[Exercise instructions]
Please transcribe the data below exactly. Leave the pictures out.
================================
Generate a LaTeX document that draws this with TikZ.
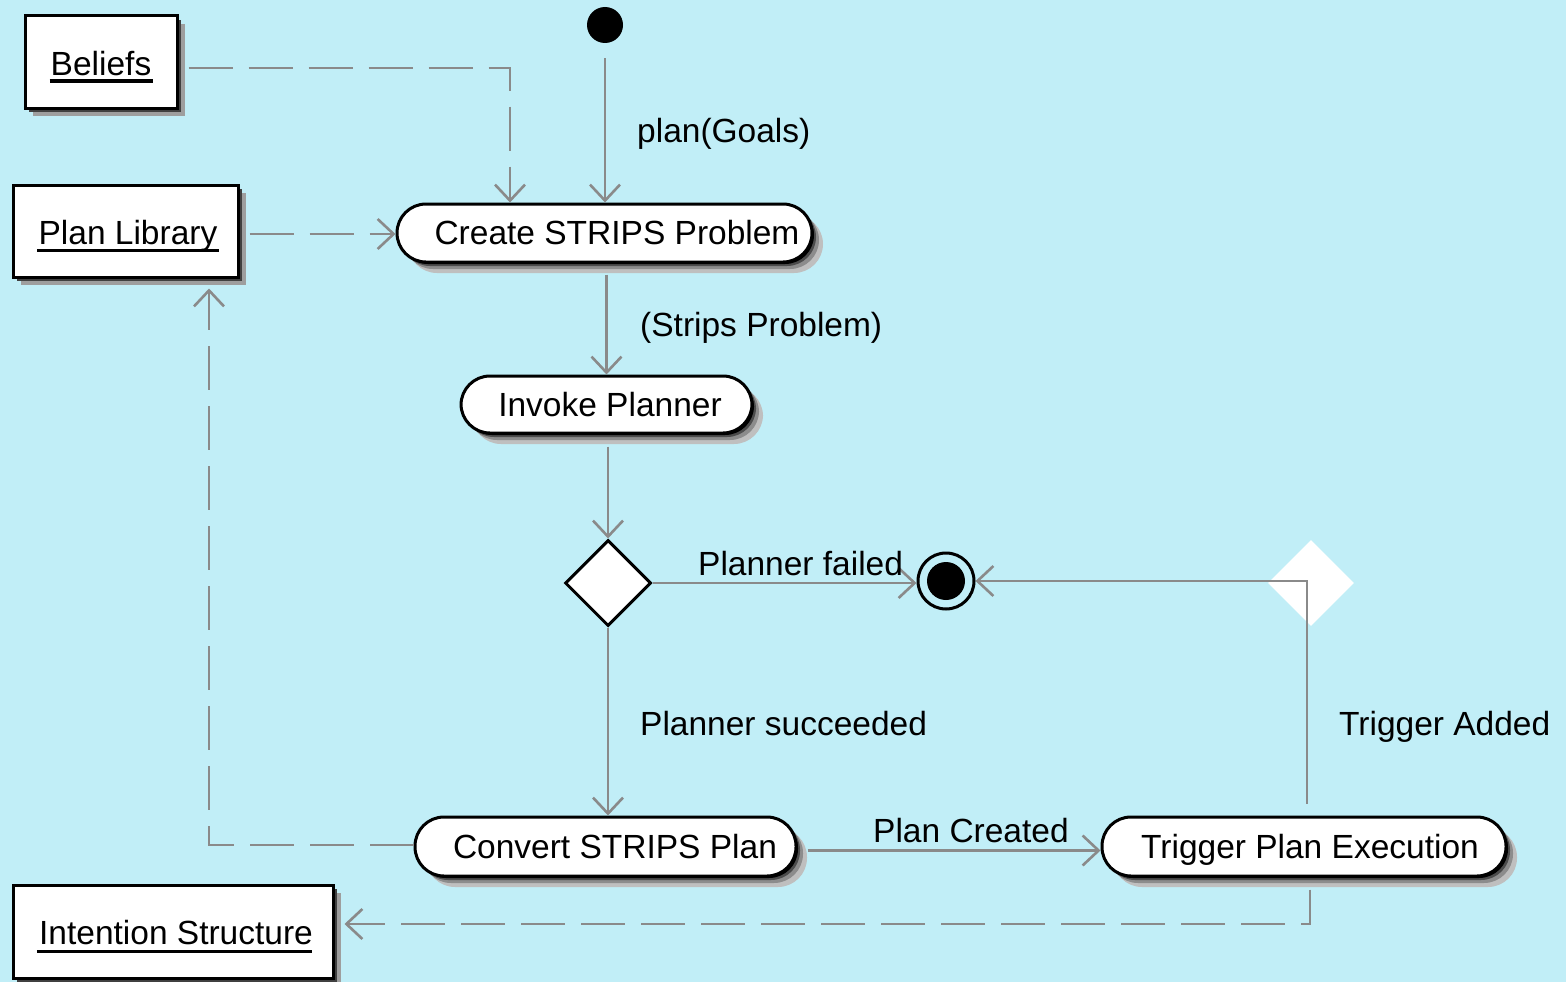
\documentclass[tikz,border=0pt]{standalone}
\usepackage{fontspec}
\setmainfont{Liberation Sans}
\usetikzlibrary{arrows.meta,shapes.geometric,shadows}

\definecolor{bgcyan}{RGB}{193,238,247}
\definecolor{flowgray}{RGB}{138,138,138}

\tikzset{
  txt/.style={font=\fontsize{33.5}{40}\selectfont, inner sep=0pt, text height=30pt, text depth=6pt},
  lbl/.style={font=\fontsize{33.5}{40}\selectfont, inner sep=0pt, anchor=base west},
  objbox/.style={draw=black, line width=3pt, fill=white, inner sep=0pt,
    general shadow={shadow xshift=8pt, shadow yshift=-8pt, fill=black!38},
    general shadow={shadow xshift=4pt, shadow yshift=-4pt, fill=black!75}},
  action/.style={draw=black, line width=3pt, fill=white, inner sep=0pt,
    rounded corners=29pt,
    general shadow={shadow xshift=11pt, shadow yshift=-11pt, fill=black!25},
    general shadow={shadow xshift=7pt, shadow yshift=-7pt, fill=black!45},
    general shadow={shadow xshift=4pt, shadow yshift=-4pt, fill=black!70},
    general shadow={shadow xshift=2pt, shadow yshift=-2pt, fill=black}},
  uline/.style={line width=3pt, line cap=butt},
  flow/.style={draw=flowgray, line width=2.6pt, ->},
  objflow/.style={flow, dash pattern=on 44pt off 16pt},
  >={Straight Barb[length=16pt,width=30pt]}
}

\begin{document}
\begin{tikzpicture}[x=1pt, y=-1pt]
  \useasboundingbox (0,0) rectangle (1566,982);
  \fill[bgcyan] (0,0) rectangle (1566,982);

  % object nodes
  \node[objbox, minimum width=152pt, minimum height=92pt] (beliefs) at (101,62) {};
  \node[txt] (beliefsT) at (101,63) {Beliefs};
  \draw[uline] ([xshift=-1pt,yshift=-6pt]beliefsT.base west) -- ([xshift=2pt,yshift=-6pt]beliefsT.base east);

  \node[objbox, minimum width=225pt, minimum height=92pt] (planlib) at (125.5,231) {};
  \node[txt] (planlibT) at (128,232) {Plan Library};
  \draw[uline] ([xshift=-1pt,yshift=-6pt]planlibT.base west) -- ([xshift=1pt,yshift=-6pt]planlibT.base east);

  \node[objbox, minimum width=320pt, minimum height=93pt] (intention) at (173,931.5) {};
  \node[txt] (intentionT) at (176,932) {Intention Structure};
  \draw[uline] ([xshift=-2pt,yshift=-7pt]intentionT.base west) -- ([xshift=-1pt,yshift=-7pt]intentionT.base east);

  % control nodes
  \node[circle, fill=black, minimum size=36pt, inner sep=0pt] (start) at (605,25) {};
  \node[diamond, draw=black, line width=3pt, fill=white, minimum width=86pt, minimum height=86pt, inner sep=0pt] (decide) at (608,583) {};
  \node[diamond, fill=white, minimum width=86pt, minimum height=86pt, inner sep=0pt] (merge) at (1311,583) {};
  \node[circle, draw=black, line width=3pt, minimum size=56pt, inner sep=0pt] (final) at (946,581) {};
  \fill[black] (final) circle (19pt);

  % actions
  \node[action, minimum width=415pt, minimum height=58pt] (create) at (604.5,233) {};
  \node[txt] (createT) at (617,232) {Create STRIPS Problem};
  \node[action, minimum width=291pt, minimum height=57pt] (invoke) at (606.5,404.5) {};
  \node[txt] (invokeT) at (610,404) {Invoke Planner};
  \node[action, minimum width=381pt, minimum height=59pt] (convert) at (605.5,846.5) {};
  \node[txt] (convertT) at (615,846) {Convert STRIPS Plan};
  \node[action, minimum width=404pt, minimum height=59pt] (trigger) at (1304,846.5) {};
  \node[txt] (triggerT) at (1310,846) {Trigger Plan Execution};

  % control flow
  \draw[flow, shorten <=15pt] (start.south) -- (start.south |- create.north);
  \draw[flow, shorten <=11pt] (invoke.north |- create.south) -- (invoke.north);
  \draw[flow, shorten <=12pt] (decide.north |- invoke.south) -- (decide.north);
  \draw[flow] (decide.east) -- (decide.east -| final.west);
  \draw[flow] (decide.south) -- (decide.south |- convert.north);
  \draw[flow, shorten <=10pt] ([yshift=-4pt]convert.east) -- ([yshift=-4pt]trigger.west);
  \draw[flow, shorten <=12pt] ([xshift=3pt]trigger.north) |- (final.east);

  % object flow
  \draw[objflow, shorten <=10pt] ([yshift=-6pt]beliefs.east) -| ([xshift=-94.5pt]create.north);
  \draw[objflow, shorten <=10pt] ([yshift=-3pt]planlib.east) -- ([yshift=-1pt]create.west);
  \draw[objflow, shorten >=10pt] ([yshift=1.5pt]convert.west) -| ([xshift=83.5pt]planlib.south);
  \draw[objflow, shorten <=12pt, shorten >=10pt] ([xshift=6pt]trigger.south) |- ([yshift=7.5pt]intention.east);

  % flow labels
  \node[lbl] (l1) at (637,142) {plan(Goals)};
  \node[lbl] (l2) at (640,336) {(Strips Problem)};
  \node[lbl] (l3) at (698,575) {Planner failed};
  \node[lbl] (l4) at (640,735) {Planner succeeded};
  \node[lbl] (l5) at (873,842) {Plan Created};
  \node[lbl] (l6) at (1339,735) {Trigger Added};
\end{tikzpicture}
\end{document}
================================
[Task response]
Generate a LaTeX document that draws this with TikZ.
\documentclass[tikz,border=0pt]{standalone}
\usepackage{fontspec}
\setmainfont{Liberation Sans}
\usetikzlibrary{arrows.meta,shapes.geometric,shadows}

\definecolor{bgcyan}{RGB}{193,238,247}
\definecolor{flowgray}{RGB}{138,138,138}

\tikzset{
  txt/.style={font=\fontsize{33.5}{40}\selectfont, inner sep=0pt, text height=30pt, text depth=6pt},
  lbl/.style={font=\fontsize{33.5}{40}\selectfont, inner sep=0pt, anchor=base west},
  objbox/.style={draw=black, line width=3pt, fill=white, inner sep=0pt,
    general shadow={shadow xshift=8pt, shadow yshift=-8pt, fill=black!38},
    general shadow={shadow xshift=4pt, shadow yshift=-4pt, fill=black!75}},
  action/.style={draw=black, line width=3pt, fill=white, inner sep=0pt,
    rounded corners=29pt,
    general shadow={shadow xshift=11pt, shadow yshift=-11pt, fill=black!25},
    general shadow={shadow xshift=7pt, shadow yshift=-7pt, fill=black!45},
    general shadow={shadow xshift=4pt, shadow yshift=-4pt, fill=black!70},
    general shadow={shadow xshift=2pt, shadow yshift=-2pt, fill=black}},
  uline/.style={line width=3pt, line cap=butt},
  flow/.style={draw=flowgray, line width=2.6pt, ->},
  objflow/.style={flow, dash pattern=on 44pt off 16pt},
  >={Straight Barb[length=16pt,width=30pt]}
}

\begin{document}
\begin{tikzpicture}[x=1pt, y=-1pt]
  \useasboundingbox (0,0) rectangle (1566,982);
  \fill[bgcyan] (0,0) rectangle (1566,982);

  % object nodes
  \node[objbox, minimum width=152pt, minimum height=92pt] (beliefs) at (101,62) {};
  \node[txt] (beliefsT) at (101,63) {Beliefs};
  \draw[uline] ([xshift=-1pt,yshift=-6pt]beliefsT.base west) -- ([xshift=2pt,yshift=-6pt]beliefsT.base east);

  \node[objbox, minimum width=225pt, minimum height=92pt] (planlib) at (125.5,231) {};
  \node[txt] (planlibT) at (128,232) {Plan Library};
  \draw[uline] ([xshift=-1pt,yshift=-6pt]planlibT.base west) -- ([xshift=1pt,yshift=-6pt]planlibT.base east);

  \node[objbox, minimum width=320pt, minimum height=93pt] (intention) at (173,931.5) {};
  \node[txt] (intentionT) at (176,932) {Intention Structure};
  \draw[uline] ([xshift=-2pt,yshift=-7pt]intentionT.base west) -- ([xshift=-1pt,yshift=-7pt]intentionT.base east);

  % control nodes
  \node[circle, fill=black, minimum size=36pt, inner sep=0pt] (start) at (605,25) {};
  \node[diamond, draw=black, line width=3pt, fill=white, minimum width=86pt, minimum height=86pt, inner sep=0pt] (decide) at (608,583) {};
  \node[diamond, fill=white, minimum width=86pt, minimum height=86pt, inner sep=0pt] (merge) at (1311,583) {};
  \node[circle, draw=black, line width=3pt, minimum size=56pt, inner sep=0pt] (final) at (946,581) {};
  \fill[black] (final) circle (19pt);

  % actions
  \node[action, minimum width=415pt, minimum height=58pt] (create) at (604.5,233) {};
  \node[txt] (createT) at (617,232) {Create STRIPS Problem};
  \node[action, minimum width=291pt, minimum height=57pt] (invoke) at (606.5,404.5) {};
  \node[txt] (invokeT) at (610,404) {Invoke Planner};
  \node[action, minimum width=381pt, minimum height=59pt] (convert) at (605.5,846.5) {};
  \node[txt] (convertT) at (615,846) {Convert STRIPS Plan};
  \node[action, minimum width=404pt, minimum height=59pt] (trigger) at (1304,846.5) {};
  \node[txt] (triggerT) at (1310,846) {Trigger Plan Execution};

  % control flow
  \draw[flow, shorten <=15pt] (start.south) -- (start.south |- create.north);
  \draw[flow, shorten <=11pt] (invoke.north |- create.south) -- (invoke.north);
  \draw[flow, shorten <=12pt] (decide.north |- invoke.south) -- (decide.north);
  \draw[flow] (decide.east) -- (decide.east -| final.west);
  \draw[flow] (decide.south) -- (decide.south |- convert.north);
  \draw[flow, shorten <=10pt] ([yshift=-4pt]convert.east) -- ([yshift=-4pt]trigger.west);
  \draw[flow, shorten <=12pt] ([xshift=3pt]trigger.north) |- (final.east);

  % object flow
  \draw[objflow, shorten <=10pt] ([yshift=-6pt]beliefs.east) -| ([xshift=-94.5pt]create.north);
  \draw[objflow, shorten <=10pt] ([yshift=-3pt]planlib.east) -- ([yshift=-1pt]create.west);
  \draw[objflow, shorten >=10pt] ([yshift=1.5pt]convert.west) -| ([xshift=83.5pt]planlib.south);
  \draw[objflow, shorten <=12pt, shorten >=10pt] ([xshift=6pt]trigger.south) |- ([yshift=7.5pt]intention.east);

  % flow labels
  \node[lbl] (l1) at (637,142) {plan(Goals)};
  \node[lbl] (l2) at (640,336) {(Strips Problem)};
  \node[lbl] (l3) at (698,575) {Planner failed};
  \node[lbl] (l4) at (640,735) {Planner succeeded};
  \node[lbl] (l5) at (873,842) {Plan Created};
  \node[lbl] (l6) at (1339,735) {Trigger Added};
\end{tikzpicture}
\end{document}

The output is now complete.